[Charts and diagrams as code]
________________________

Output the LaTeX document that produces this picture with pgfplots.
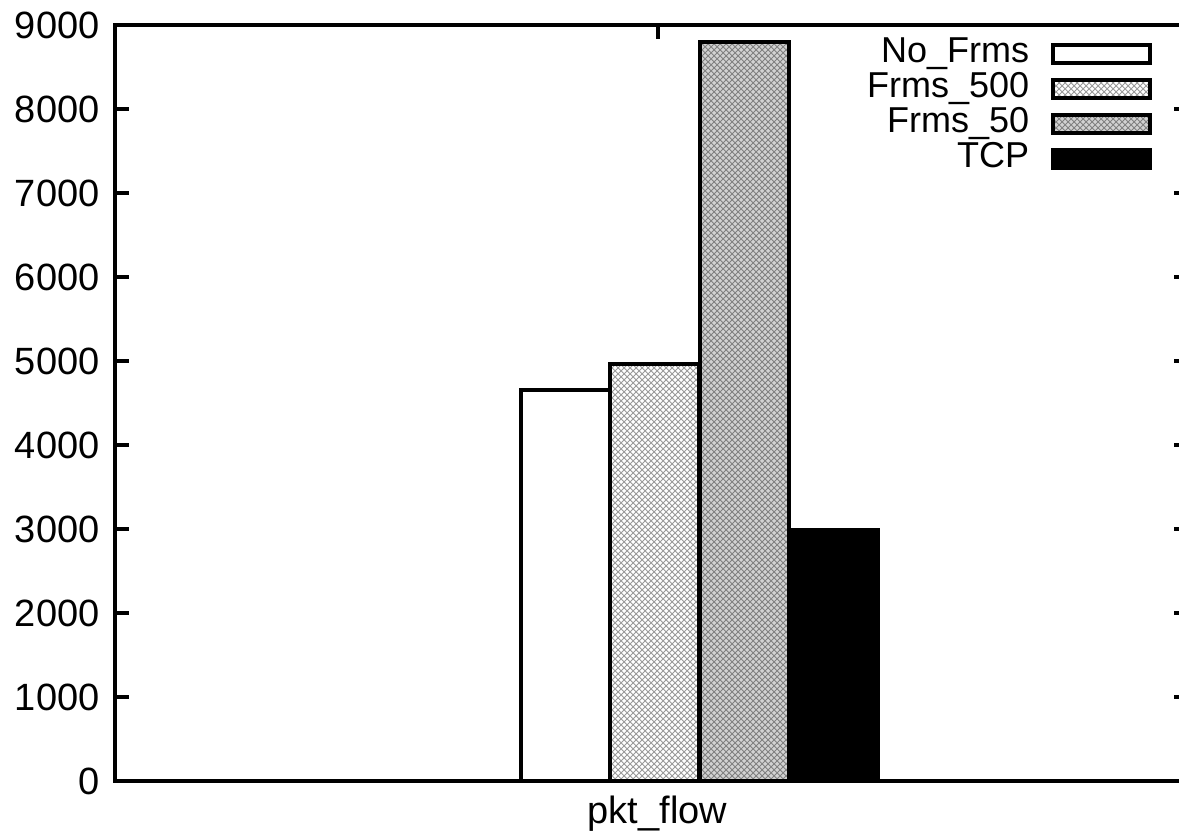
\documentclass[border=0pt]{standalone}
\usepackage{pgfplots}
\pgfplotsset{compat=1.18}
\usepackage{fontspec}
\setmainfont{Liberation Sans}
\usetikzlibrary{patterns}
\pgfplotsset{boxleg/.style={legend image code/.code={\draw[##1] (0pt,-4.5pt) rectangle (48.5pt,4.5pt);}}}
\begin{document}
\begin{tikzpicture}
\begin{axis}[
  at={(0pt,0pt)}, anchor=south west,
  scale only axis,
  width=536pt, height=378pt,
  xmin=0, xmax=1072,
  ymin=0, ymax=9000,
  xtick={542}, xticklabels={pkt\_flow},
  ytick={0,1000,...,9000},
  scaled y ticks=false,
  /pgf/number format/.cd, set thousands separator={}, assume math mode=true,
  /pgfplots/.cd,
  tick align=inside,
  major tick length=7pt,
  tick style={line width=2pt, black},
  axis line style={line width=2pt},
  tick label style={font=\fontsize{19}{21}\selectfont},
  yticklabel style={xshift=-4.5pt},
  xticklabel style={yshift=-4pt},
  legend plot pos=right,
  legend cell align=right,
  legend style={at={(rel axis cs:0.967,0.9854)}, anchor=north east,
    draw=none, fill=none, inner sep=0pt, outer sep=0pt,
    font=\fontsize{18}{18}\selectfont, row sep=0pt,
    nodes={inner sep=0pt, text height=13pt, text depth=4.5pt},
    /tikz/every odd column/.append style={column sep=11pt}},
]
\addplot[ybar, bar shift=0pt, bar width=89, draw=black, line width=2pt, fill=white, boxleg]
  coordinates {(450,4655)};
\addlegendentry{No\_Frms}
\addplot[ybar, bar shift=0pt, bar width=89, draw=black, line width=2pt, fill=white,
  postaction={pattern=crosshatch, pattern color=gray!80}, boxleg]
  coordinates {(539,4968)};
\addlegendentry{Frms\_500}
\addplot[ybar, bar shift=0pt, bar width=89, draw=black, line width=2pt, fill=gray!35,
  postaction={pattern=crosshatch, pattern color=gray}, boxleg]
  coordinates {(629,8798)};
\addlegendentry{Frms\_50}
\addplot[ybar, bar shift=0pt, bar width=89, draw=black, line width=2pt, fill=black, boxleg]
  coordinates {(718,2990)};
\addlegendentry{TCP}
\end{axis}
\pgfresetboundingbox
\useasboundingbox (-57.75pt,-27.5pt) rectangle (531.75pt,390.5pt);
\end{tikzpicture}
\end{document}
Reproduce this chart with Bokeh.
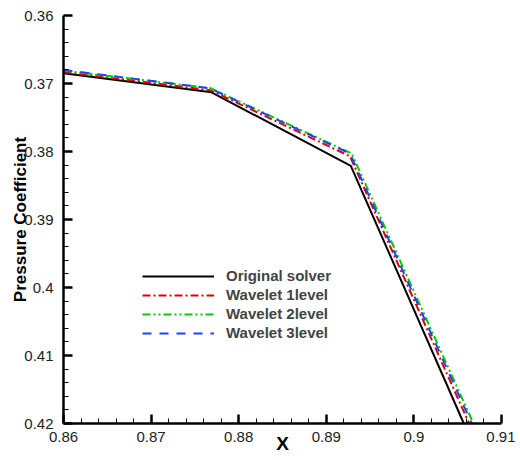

________________________

- **To be done**
Repeat the listing in full and exactly. Leave any pictures out.

- **Task solution**
Output the LaTeX document that produces this picture with pgfplots.
\documentclass[border=0pt]{standalone}
\usepackage{pgfplots}
\pgfplotsset{compat=1.18}
\usepackage{fontspec}
\setmainfont{Liberation Sans}
\usetikzlibrary{patterns}
\pgfplotsset{boxleg/.style={legend image code/.code={\draw[##1] (0pt,-4.5pt) rectangle (48.5pt,4.5pt);}}}
\begin{document}
\begin{tikzpicture}
\begin{axis}[
  at={(0pt,0pt)}, anchor=south west,
  scale only axis,
  width=536pt, height=378pt,
  xmin=0, xmax=1072,
  ymin=0, ymax=9000,
  xtick={542}, xticklabels={pkt\_flow},
  ytick={0,1000,...,9000},
  scaled y ticks=false,
  /pgf/number format/.cd, set thousands separator={}, assume math mode=true,
  /pgfplots/.cd,
  tick align=inside,
  major tick length=7pt,
  tick style={line width=2pt, black},
  axis line style={line width=2pt},
  tick label style={font=\fontsize{19}{21}\selectfont},
  yticklabel style={xshift=-4.5pt},
  xticklabel style={yshift=-4pt},
  legend plot pos=right,
  legend cell align=right,
  legend style={at={(rel axis cs:0.967,0.9854)}, anchor=north east,
    draw=none, fill=none, inner sep=0pt, outer sep=0pt,
    font=\fontsize{18}{18}\selectfont, row sep=0pt,
    nodes={inner sep=0pt, text height=13pt, text depth=4.5pt},
    /tikz/every odd column/.append style={column sep=11pt}},
]
\addplot[ybar, bar shift=0pt, bar width=89, draw=black, line width=2pt, fill=white, boxleg]
  coordinates {(450,4655)};
\addlegendentry{No\_Frms}
\addplot[ybar, bar shift=0pt, bar width=89, draw=black, line width=2pt, fill=white,
  postaction={pattern=crosshatch, pattern color=gray!80}, boxleg]
  coordinates {(539,4968)};
\addlegendentry{Frms\_500}
\addplot[ybar, bar shift=0pt, bar width=89, draw=black, line width=2pt, fill=gray!35,
  postaction={pattern=crosshatch, pattern color=gray}, boxleg]
  coordinates {(629,8798)};
\addlegendentry{Frms\_50}
\addplot[ybar, bar shift=0pt, bar width=89, draw=black, line width=2pt, fill=black, boxleg]
  coordinates {(718,2990)};
\addlegendentry{TCP}
\end{axis}
\pgfresetboundingbox
\useasboundingbox (-57.75pt,-27.5pt) rectangle (531.75pt,390.5pt);
\end{tikzpicture}
\end{document}
Reproduce this chart with Bokeh.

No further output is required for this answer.